Six-hundred participating student drivers, engineers and pit crews descended on the U.S. Space & Rocket Center in Huntsville, Ala., for the two-day event on Apr. 26 and 27 hosted by NASA's Marshall Space Flight Center. A total of 89 teams from the United States, Puerto Rico, Canada, India, Germany, Mexico and Russia took up the challenge to design, built and race lightweight, pedal-powered mock moonbuggies.
The race is inspired by the real Lunar Roving Vehicles first driven by NASA astronauts during the Apollo 15, 16 and 17 missions that explored the moon between 1971 and 1972.
"Traversing the grueling half-mile course, which simulates the cratered lunar surface, race teams face many of the same engineering challenges dealt with by Apollo-era lunar rover developers at the Marshall Center in the late 1960s," NASA officials explained in a statement. "The winning teams post the fastest vehicle assembly and race times in their divisions, with the fewest on-course penalties."
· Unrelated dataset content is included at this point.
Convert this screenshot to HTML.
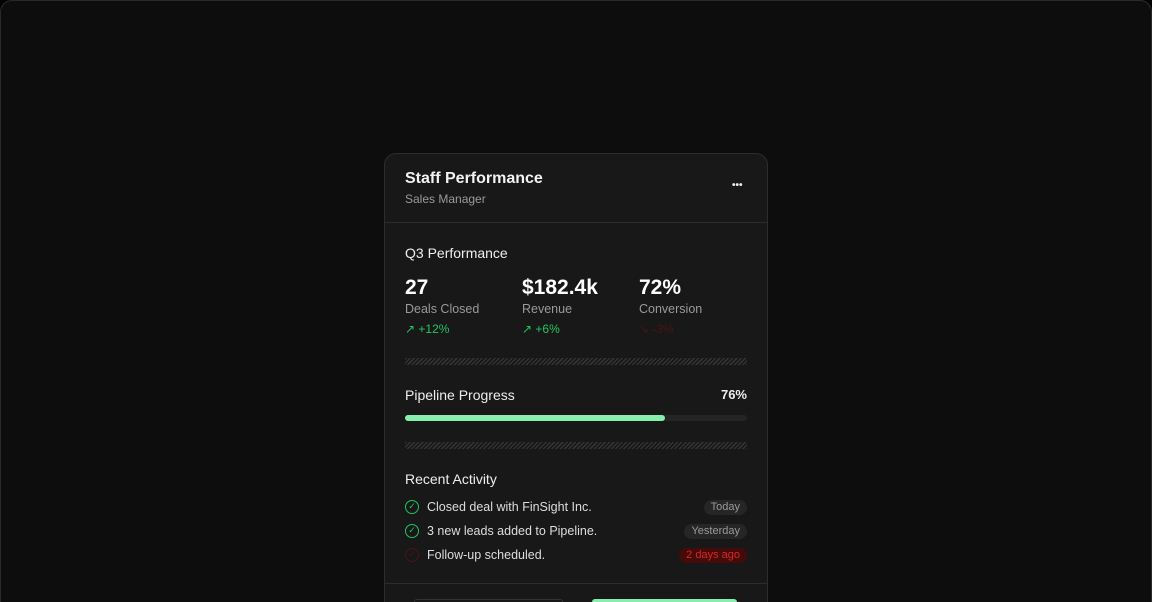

Team 1 from Teodoro Aguilar Mora Vocational High School of Yabucoa, Puerto Rico took 1st place in the high school division, making it through the course in 3 minutes and 24 seconds. For the college division, the top prize went to students from the University of Puerto Rico at Humacao who crossed the finish line in 3 minutes and 32 seconds. In addition to their trophies, the first-place teams were each awarded a $3,000 cash prize from sponsor Lockheed Martin Corp, NASA officials said in a statement.
The moonbuggy race has been growing since it began in 1994 with just eight college teams. A high school division was added in 1996.